The sun grew brighter. I could feel the hair on my neck grow damp. I muttered as mutantly long branches sprang loose from my grip and slapped me in the face. It is hard work, pruning. I looked down to see blood running from a cut on my arm. One of the newly trimmed branches had gouged me in retaliation. I kept going.



Soon I could reach the hose pipe coiled like a cobra beneath the winter’s deposit of dead leaves. I could see a whole patch of new mint that had sprouted defiantly in the rosemary’s deep shade. And I could see the entire bottom third of the massive rosemary bush was nothing more than dead branches, leafless stems, slender twigs that snapped like pretzels.

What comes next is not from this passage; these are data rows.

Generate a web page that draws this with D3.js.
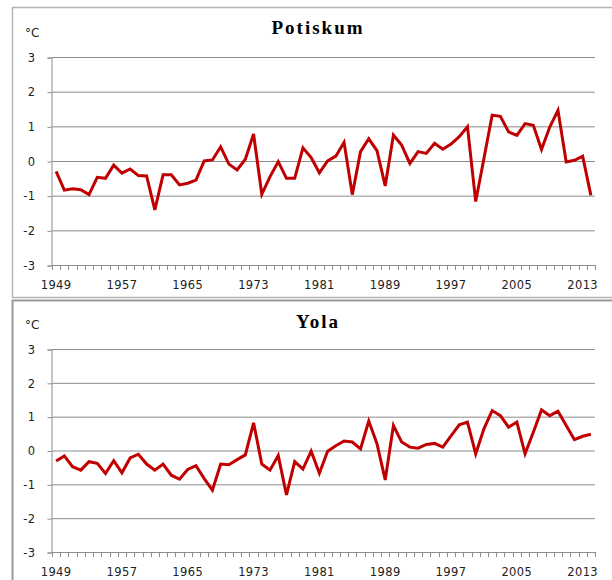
<!DOCTYPE html>
<html>
<head>
<meta charset="utf-8">
<script src="https://cdn.jsdelivr.net/npm/d3@7/dist/d3.min.js"></script>
<style>
  body { margin: 0; background: #fff; }
  svg { display: block; }
  .tick text { font-family: "DejaVu Sans", Verdana, sans-serif; font-size: 11.5px; fill: #222; letter-spacing: 0.4px; }
  .title { font-family: "Liberation Serif", "Times New Roman", serif; font-weight: bold; font-size: 19px; letter-spacing: 2px; }
  .unit { font-family: "DejaVu Sans", Verdana, sans-serif; font-size: 12px; fill: #222; }
</style>
</head>
<body>
<svg id="chart" width="612" height="580"></svg>
<script>
// anomaly series, one value per year 1949-2014
var years = d3.range(1949, 2015);
var yearLabels = [1949, 1957, 1965, 1973, 1981, 1989, 1997, 2005, 2013];
var yTicks = [-3, -2, -1, 0, 1, 2, 3];

var potiskum = [
    -0.3, -0.84, -0.8, -0.83, -0.97, -0.47, -0.5, -0.12, -0.35, -0.23,
    -0.42, -0.43, -1.41, -0.4, -0.4, -0.69, -0.64, -0.55, 0.0, 0.03,
    0.41, -0.09, -0.26, 0.05, 0.78, -0.96, -0.45, -0.02, -0.5, -0.5,
    0.38, 0.1, -0.34, 0.0, 0.14, 0.54, -0.97, 0.27, 0.64, 0.3,
    -0.72, 0.75, 0.46, -0.07, 0.27, 0.22, 0.51, 0.34, 0.49, 0.7,
    0.99, -1.17, 0.07, 1.32, 1.29, 0.84, 0.74, 1.08, 1.03, 0.33,
    0.98, 1.46, -0.03, 0.02, 0.14, -0.99
];
var yola = [
    -0.31, -0.16, -0.48, -0.58, -0.33, -0.38, -0.68, -0.3, -0.66, -0.22,
    -0.11, -0.4, -0.58, -0.4, -0.73, -0.85, -0.56, -0.45, -0.83, -1.17,
    -0.4, -0.42, -0.27, -0.13, 0.82, -0.4, -0.58, -0.15, -1.31, -0.33,
    -0.55, -0.02, -0.67, -0.02, 0.14, 0.28, 0.25, 0.05, 0.87, 0.2,
    -0.87, 0.74, 0.25, 0.1, 0.07, 0.18, 0.21, 0.1, 0.43, 0.76,
    0.84, -0.1, 0.64, 1.18, 1.03, 0.69, 0.84, -0.1, 0.54, 1.2,
    1.03, 1.16, 0.74, 0.32, 0.42, 0.48
];

var svg = d3.select('#chart');

var x = d3.scaleBand().domain(years).range([52, 595]).paddingInner(0).paddingOuter(0);

// frames
svg.append('rect').attr('x', 12.5).attr('y', 7.5).attr('width', 620).attr('height', 290)
    .attr('fill', 'none').attr('stroke', '#b5b5b5').attr('stroke-width', 1.5);
svg.append('rect').attr('x', 12.5).attr('y', 300.5).attr('width', 620).attr('height', 300)
    .attr('fill', 'none').attr('stroke', '#999').attr('stroke-width', 2);

function panel(config) {
    var y = d3.scaleLinear().domain([-3, 3]).range([config.bottom, config.top]);
    var g = svg.append('g');

    // horizontal grid
    g.append('g').selectAll('line').data(yTicks.slice(1)).enter().append('line')
        .attr('x1', x.range()[0]).attr('x2', x.range()[1])
        .attr('y1', d => y(d) + 0.5).attr('y2', d => y(d) + 0.5)
        .attr('stroke', '#8c8c8c').attr('stroke-width', 1);

    // y axis, plain hyphen minus like the original
    var yAxis = g.append('g').attr('transform', 'translate(' + (x.range()[0] - 0.5) + ',0.5)')
        .call(d3.axisLeft(y).tickValues(yTicks).tickFormat(d => String(d)).tickSize(4).tickPadding(12));
    yAxis.select('.domain').attr('stroke', '#8c8c8c');
    yAxis.selectAll('.tick line').attr('stroke', '#8c8c8c');

    // x axis line + a tick at each category boundary
    g.append('line')
        .attr('x1', x.range()[0]).attr('x2', x.range()[1])
        .attr('y1', y(-3) + 0.5).attr('y2', y(-3) + 0.5)
        .attr('stroke', '#8c8c8c');
    var bounds = years.map(d => x(d)).concat([x.range()[1]]);
    g.append('g').selectAll('line').data(bounds).enter().append('line')
        .attr('x1', d => Math.round(d) + 0.5).attr('x2', d => Math.round(d) + 0.5)
        .attr('y1', y(-3)).attr('y2', y(-3) + 5)
        .attr('stroke', '#8c8c8c');

    var xAxis = g.append('g').attr('transform', 'translate(0,' + y(-3) + ')')
        .call(d3.axisBottom(x).tickValues(yearLabels).tickSize(0).tickPadding(16));
    xAxis.select('.domain').remove();

    // series
    var line = d3.line()
        .x((d, i) => x(years[i]) + x.bandwidth() / 2)
        .y(d => y(d));
    g.append('path').datum(config.data)
        .attr('d', line)
        .attr('fill', 'none')
        .attr('stroke', '#c00000')
        .attr('stroke-width', 3)
        .attr('stroke-linejoin', 'miter');

    g.append('text').attr('class', 'title')
        .attr('x', 318).attr('y', config.titleY)
        .attr('text-anchor', 'middle')
        .text(config.title);
    g.append('text').attr('class', 'unit')
        .attr('x', 25).attr('y', config.top - 20)
        .text('°C');
}

panel({ data: potiskum, title: 'Potiskum', top: 57, bottom: 265, titleY: 34 });
panel({ data: yola, title: 'Yola', top: 349, bottom: 552, titleY: 328 });
</script>
</body>
</html>
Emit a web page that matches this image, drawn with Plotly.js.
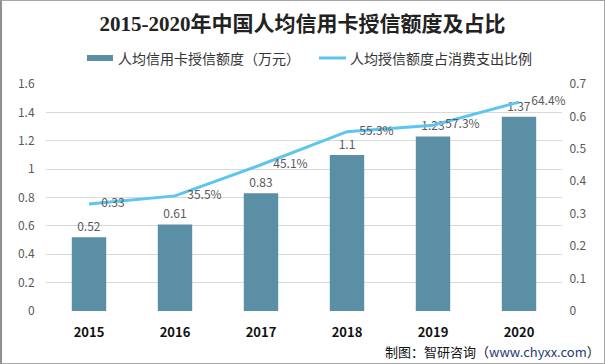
<!DOCTYPE html>
<html><head><meta charset="utf-8">
<script src="https://cdn.plot.ly/plotly-3.0.1.min.js"></script>
<style>
html,body{margin:0;padding:0;background:#fff;}
#wrap{position:relative;width:605px;height:364px;}
#chart{position:absolute;left:0;top:0;width:605px;height:364px;}
#frame{position:absolute;left:0;top:0;width:605px;height:364px;box-sizing:border-box;border:1px solid #a6a6a6;border-left:2px solid #909090;pointer-events:none;}
</style></head>
<body><div id="wrap"><div id="chart"></div><div id="frame"></div></div>
<script>
const years = ["2015","2016","2017","2018","2019","2020"];
const creditPerCapita = [0.52, 0.61, 0.83, 1.1, 1.23, 1.37];
const creditLabels = ["0.52","0.61","0.83","1.1","1.23","1.37"];
const consumptionRatio = [0.33, 0.355, 0.451, 0.553, 0.573, 0.644];
const ratioLabels = ["0.33","35.5%","45.1%","55.3%","57.3%","64.4%"];
const barName = "人均信用卡授信额度（万元）";
const lineName = "人均授信额度占消费支出比例";

const L = 46, R = 43, T = 84, B = 53;
const W = 605, H = 364;
const pw = W - L - R, ph = H - T - B;
const px = v => (v - L) / pw;
const py = v => (H - B - v) / ph;

const font = "Noto Sans CJK SC, Microsoft YaHei, sans-serif";

const bar = {
  type: "bar", x: years, y: creditPerCapita, name: barName,
  marker: {color: "#5b8fa6"},
  text: creditLabels, textposition: "outside", cliponaxis: false,
  textfont: {size: 12, color: "#595959", family: font},
  hoverinfo: "x+y"
};
const line = {
  type: "scatter", mode: "lines+markers+text", x: years, y: consumptionRatio, yaxis: "y2",
  name: lineName,
  line: {color: "#5dc6ef", width: 3},
  marker: {size: 18, color: "rgba(0,0,0,0)"},
  text: ratioLabels, textposition: "middle right", cliponaxis: false,
  textfont: {size: 12, color: "#595959", family: font}
};

const layout = {
  width: W, height: H,
  margin: {l: L, r: R, t: T, b: B},
  paper_bgcolor: "#fff", plot_bgcolor: "#fff",
  showlegend: false,
  bargap: 0.6,
  font: {family: font, size: 12, color: "#595959"},
  title: {text: "<b>2015-2020年中国人均信用卡授信额度及占比</b>",
          font: {family: "Liberation Serif, Noto Sans CJK SC, serif", size: 21, color: "#222"},
          x: 0.5, xanchor: "center", y: 1 - 24 / H, yanchor: "middle"},
  xaxis: {type: "category", showgrid: false, zeroline: false, showline: false,
          ticks: "outside", ticklen: 9, tickcolor: "rgba(0,0,0,0)",
          tickfont: {size: 13, color: "#111", family: font}, tickprefix: "<b>", ticksuffix: "</b>"},
  yaxis: {range: [0, 1.6], dtick: 0.2, showgrid: true, gridcolor: "#d9d9d9", gridwidth: 1,
          zeroline: false, showline: false, ticks: "outside", ticklen: 8, tickcolor: "rgba(0,0,0,0)",
          tickfont: {size: 12, color: "#595959"}, tickformat: "~g"},
  yaxis2: {range: [0, 0.7], dtick: 0.1, overlaying: "y", side: "right", showgrid: false,
           zeroline: false, showline: false, ticks: "outside", ticklen: 4, tickcolor: "rgba(0,0,0,0)",
           tickfont: {size: 12, color: "#595959"}, tickformat: "~g"},
  shapes: [
    {type: "rect", xref: "paper", yref: "paper", x0: px(87), x1: px(113), y0: py(55), y1: py(61),
     fillcolor: "#5b8fa6", line: {width: 0}},
    {type: "line", xref: "paper", yref: "paper", x0: px(319), x1: px(346), y0: py(58), y1: py(58),
     line: {color: "#5dc6ef", width: 3}}
  ],
  annotations: [
    {xref: "paper", yref: "paper", x: px(116), y: py(58), xanchor: "left", yanchor: "middle",
     text: barName, showarrow: false, font: {size: 14, color: "#333"}},
    {xref: "paper", yref: "paper", x: px(348), y: py(58), xanchor: "left", yanchor: "middle",
     text: lineName, showarrow: false, font: {size: 14, color: "#333"}},
    {xref: "paper", yref: "paper", x: px(602), y: py(351), xanchor: "right", yanchor: "middle",
     text: "制图：智研咨询（<span style=\"color:#1f3b73\">www.chyxx.com</span>）", showarrow: false,
     font: {size: 13, color: "#111"}}
  ]
};

Plotly.newPlot("chart", [bar, line], layout, {displayModeBar: false, staticPlot: true});
</script></body></html>
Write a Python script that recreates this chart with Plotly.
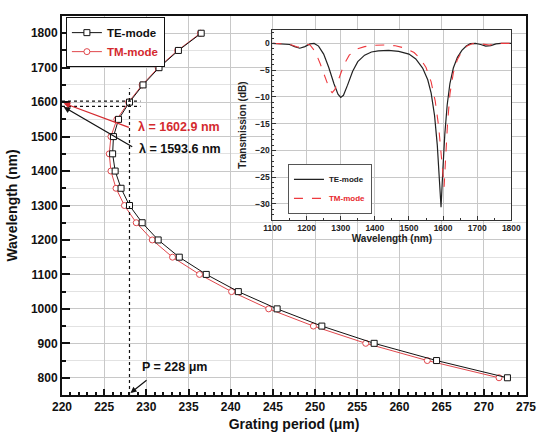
import plotly.graph_objects as go

# ---------------- data ----------------
wavelength_nm = [800, 850, 900, 950, 1000, 1050, 1100, 1150, 1200, 1250, 1300,
                 1350, 1400, 1450, 1500, 1550, 1600, 1650, 1700, 1750, 1800]
te_period_um = [272.8, 264.4, 257.0, 250.8, 245.5, 240.9, 237.1, 233.9, 231.4, 229.5, 228.0,
                227.0, 226.3, 226.0, 226.1, 226.7, 228.0, 229.6, 231.5, 233.8, 236.5]
tm_period_um = [271.8, 263.3, 256.0, 249.8, 244.5, 240.1, 236.3, 233.1, 230.7, 228.8, 227.4,
                226.4, 225.8, 225.6, 225.8, 226.5, 227.9, 229.5, 231.4, 233.7, 236.4]

inset_te_wl = [1100, 1130, 1150, 1165, 1180, 1195, 1210, 1222, 1235, 1250, 1265, 1280, 1292,
               1300, 1308, 1320, 1335, 1350, 1370, 1390, 1410, 1440, 1470, 1500, 1520, 1540,
               1555, 1565, 1575, 1583, 1589, 1594, 1599, 1605, 1612, 1620, 1630, 1642, 1655,
               1668, 1680, 1695, 1710, 1725, 1740, 1755, 1770, 1800]
inset_te_db = [0, -0.05, -0.2, -0.6, -0.9, -0.6, -0.1, 0, -0.5, -2.0, -4.5, -7.5, -9.5,
               -10.1, -9.7, -7.8, -5.2, -3.4, -2.2, -1.6, -1.4, -1.3, -1.5, -2.0, -2.9, -4.6,
               -6.8, -9.3, -13.5, -19.0, -24.5, -30.6, -24.0, -17.0, -11.5, -7.5, -4.6, -2.6, -1.3,
               -0.5, -0.05, 0, -0.2, -0.5, -0.4, -0.1, 0, 0]
inset_tm_wl = [1100, 1130, 1150, 1165, 1175, 1188, 1200, 1210, 1225, 1240, 1255, 1268, 1275,
               1283, 1295, 1310, 1325, 1345, 1370, 1400, 1430, 1460, 1490, 1515, 1535, 1550,
               1565, 1577, 1587, 1594, 1600, 1603, 1607, 1613, 1620, 1630, 1642, 1655, 1670,
               1685, 1700, 1720, 1735, 1750, 1770, 1800]
inset_tm_db = [0, -0.05, -0.15, -0.5, -0.7, -0.4, -0.1, -0.3, -1.5, -3.8, -6.6, -8.7, -9.2,
               -8.6, -6.5, -3.9, -2.2, -1.1, -0.6, -0.35, -0.3, -0.45, -0.9, -1.7, -3.0, -4.5,
               -7.2, -10.8, -15.5, -20.5, -25.5, -26.8, -22.0, -15.0, -9.5, -5.5, -3.0, -1.5, -0.5,
               -0.05, 0, -0.2, -0.3, -0.15, 0, 0]

series_names = ["TE-mode", "TM-mode"]
period_marker_um = 228
lambda_te_nm = 1593.6
lambda_tm_nm = 1602.9

main_x_range = [220, 275]
main_y_range = [750, 1850]
inset_x_range = [1100, 1800]
inset_y_range = [-33, 2.5]

# ---------------- styling ----------------
FONT = "Liberation Sans, Arial, sans-serif"
BLACK = "#111111"
TM_LINE = "#e0474c"
TM_TEXT = "#d42a2f"
GRID = "#c8c8c8"
GRID_MINOR = "#e2e2e2"
INSET_AX = "#333333"

fig = go.Figure()

# main curves
fig.add_trace(go.Scatter(
    x=tm_period_um, y=wavelength_nm, mode="lines+markers",
    name=f'<span style="color:{TM_TEXT}">{series_names[1]}</span>',
    line=dict(color=TM_LINE, width=1),
    marker=dict(symbol="circle", size=6, color="white", line=dict(color=TM_LINE, width=1)),
    legend="legend", legendrank=2))
fig.add_trace(go.Scatter(
    x=te_period_um, y=wavelength_nm, mode="lines+markers", name=series_names[0],
    line=dict(color=BLACK, width=1),
    marker=dict(symbol="square", size=6, color="white", line=dict(color=BLACK, width=1)),
    legend="legend", legendrank=1))

# inset curves
fig.add_trace(go.Scatter(
    x=inset_te_wl, y=inset_te_db, mode="lines", name=series_names[0],
    line=dict(color="#222222", width=1.2), xaxis="x4", yaxis="y4",
    legend="legend2", legendrank=1))
fig.add_trace(go.Scatter(
    x=inset_tm_wl, y=inset_tm_db, mode="lines",
    name=f'<span style="color:#e8282d">{series_names[1]}</span>',
    line=dict(color="#ee3a3f", width=1.1, dash="dash"), xaxis="x4", yaxis="y4",
    legend="legend2", legendrank=2))

bold = dict(family=FONT, weight="bold", color=BLACK)

fig.update_layout(
    width=547, height=435,
    margin=dict(l=62, r=11, t=16, b=40),
    paper_bgcolor="white", plot_bgcolor="white",
    font=dict(family=FONT, color=BLACK),
    xaxis=dict(
        domain=[0, 1], range=main_x_range, tick0=220, dtick=5,
        ticks="inside", ticklen=6, tickwidth=1.5, tickcolor=BLACK,
        showline=True, linewidth=2, linecolor=BLACK, mirror=True,
        showgrid=True, gridcolor=GRID, gridwidth=1, zeroline=False,
        minor=dict(dtick=1, ticks="inside", ticklen=3, tickcolor=BLACK, showgrid=False),
        tickfont=dict(size=12, **bold),
        title=dict(text="Grating period (μm)", font=dict(size=14, **bold), standoff=6),
        automargin=False,
    ),
    yaxis=dict(
        domain=[0, 1], range=main_y_range, tick0=800, dtick=100,
        ticks="inside", ticklen=8, tickwidth=1.5, tickcolor=BLACK,
        showline=True, linewidth=2, linecolor=BLACK, mirror=True,
        showgrid=True, gridcolor=GRID, gridwidth=1, zeroline=False,
        minor=dict(dtick=50, ticks="inside", ticklen=4, tickcolor=BLACK,
                   showgrid=True, gridcolor=GRID_MINOR),
        tickfont=dict(size=12, **bold),
        title=dict(text="Wavelength (nm)", font=dict(size=14, **bold), standoff=10),
        automargin=False,
    ),
    xaxis4=dict(
        domain=[0.4536, 0.9684], anchor="y4", range=inset_x_range, dtick=100,
        ticks="inside", ticklen=4, tickcolor=INSET_AX,
        minor=dict(dtick=50, ticks="inside", ticklen=2, tickcolor=INSET_AX),
        showline=True, linewidth=1, linecolor=INSET_AX, mirror=True,
        showgrid=True, gridcolor=GRID, zeroline=False,
        tickfont=dict(size=8.5, family=FONT, weight="bold", color="#222222"),
        title=dict(text="Wavelength (nm)",
                   font=dict(size=10, family=FONT, weight="bold", color="#222222"), standoff=2),
    ),
    yaxis4=dict(
        domain=[0.4617, 0.963], anchor="x4", range=inset_y_range, dtick=5,
        ticks="inside", ticklen=4, tickcolor=INSET_AX,
        minor=dict(dtick=1, ticks="inside", ticklen=2, tickcolor=INSET_AX),
        showline=True, linewidth=1, linecolor=INSET_AX, mirror=True,
        showgrid=True, gridcolor=GRID, zeroline=False,
        tickfont=dict(size=8.5, family=FONT, weight="bold", color="#222222"),
        title=dict(text="Transmission (dB)",
                   font=dict(size=10, family=FONT, weight="bold", color="#222222"), standoff=6),
    ),
    legend=dict(
        x=0.0084, y=0.997, xanchor="left", yanchor="top",
        bgcolor="white", bordercolor=BLACK, borderwidth=1,
        font=dict(size=11.5, **bold), tracegroupgap=0, itemwidth=30,
        traceorder="normal",
    ),
    legend2=dict(
        x=0.487, y=0.478, xanchor="left", yanchor="bottom",
        bgcolor="white", bordercolor="#555555", borderwidth=1,
        font=dict(size=8, family=FONT, weight="bold", color="#222222"),
        tracegroupgap=0, itemwidth=30, traceorder="normal",
    ),
    showlegend=True,
)

# dotted guide lines
dot = dict(color=BLACK, width=1.2, dash="dot")
fig.add_shape(type="line", xref="x", yref="y", x0=period_marker_um, x1=period_marker_um,
              y0=main_y_range[0], y1=1640, line=dot)
fig.add_shape(type="line", xref="x", yref="y", x0=main_x_range[0], x1=229.3,
              y0=lambda_tm_nm, y1=lambda_tm_nm, line=dot)
fig.add_shape(type="line", xref="x", yref="y", x0=main_x_range[0], x1=229.3,
              y0=lambda_te_nm - 6, y1=lambda_te_nm - 6, line=dot)

# arrows
fig.add_annotation(x=220.2, y=1597, ax=228.1, ay=1525, xref="x", yref="y", axref="x", ayref="y",
                   text="", showarrow=True, arrowhead=2, arrowsize=1, arrowwidth=1.3,
                   arrowcolor="#d42a2f")
fig.add_annotation(x=220.2, y=1586, ax=228.5, ay=1468, xref="x", yref="y", axref="x", ayref="y",
                   text="", showarrow=True, arrowhead=2, arrowsize=1, arrowwidth=1.3,
                   arrowcolor=BLACK)
fig.add_annotation(x=228.12, y=756, ax=230.2, ay=796, xref="x", yref="y", axref="x", ayref="y",
                   text="", showarrow=True, arrowhead=2, arrowsize=1, arrowwidth=1.2,
                   arrowcolor=BLACK)

# labels
fig.add_annotation(x=228.8, y=1528, xref="x", yref="y", xanchor="left", yanchor="middle",
                   text=f"λ = {lambda_tm_nm} nm", showarrow=False,
                   font=dict(size=12.5, family=FONT, weight="bold", color="#d42a2f"))
fig.add_annotation(x=228.9, y=1465, xref="x", yref="y", xanchor="left", yanchor="middle",
                   text=f"λ = {lambda_te_nm} nm", showarrow=False,
                   font=dict(size=12.5, family=FONT, weight="bold", color=BLACK))
fig.add_annotation(x=229.3, y=831, xref="x", yref="y", xanchor="left", yanchor="middle",
                   text=f"P = {period_marker_um} μm", showarrow=False,
                   font=dict(size=12.5, family=FONT, weight="bold", color=BLACK))

fig.write_html("out.html")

It took me a minute to absorb the significance. A minute to recognize the contradiction dwelling within my handiwork. It’s pretty obvious, in life as in gardening, that eliminating the dead limbs may also require the sacrifice of some of the living. What is not so obvious, but what I couldn’t deny standing there in the spring sunshine with sweat and blood running in separate rivulets down my body and toward the ground, is that the dead limbs were so hard to get to, so hard to see because the live ones were providing cover, that the live ones were – by continuing to grow, continuing to produce, continuing to spread their fragrance profligately across the landscape – protecting the dead ones.



Down on my knees, I snapped the limbs off one by one. Felt the roughness of the scaly bark, felt the resistance as my hand pushed down, felt the release as separation came. Over and over. The pile of dead limbs grew.



It is not easy to rid anything – a rosemary bush or oneself – of dead undergrowth. It is not easy to wield or yield to a sharp instrument. First, you have to be willing to lose some of what looks good, seems healthy. Then, you have to be willing to feel the roughness and the resistance, sometimes over and over. If you can, if you do, and only if you can and do, you will experience the release. Release from the necessity of giving cover to something that would never be able to give anything in return.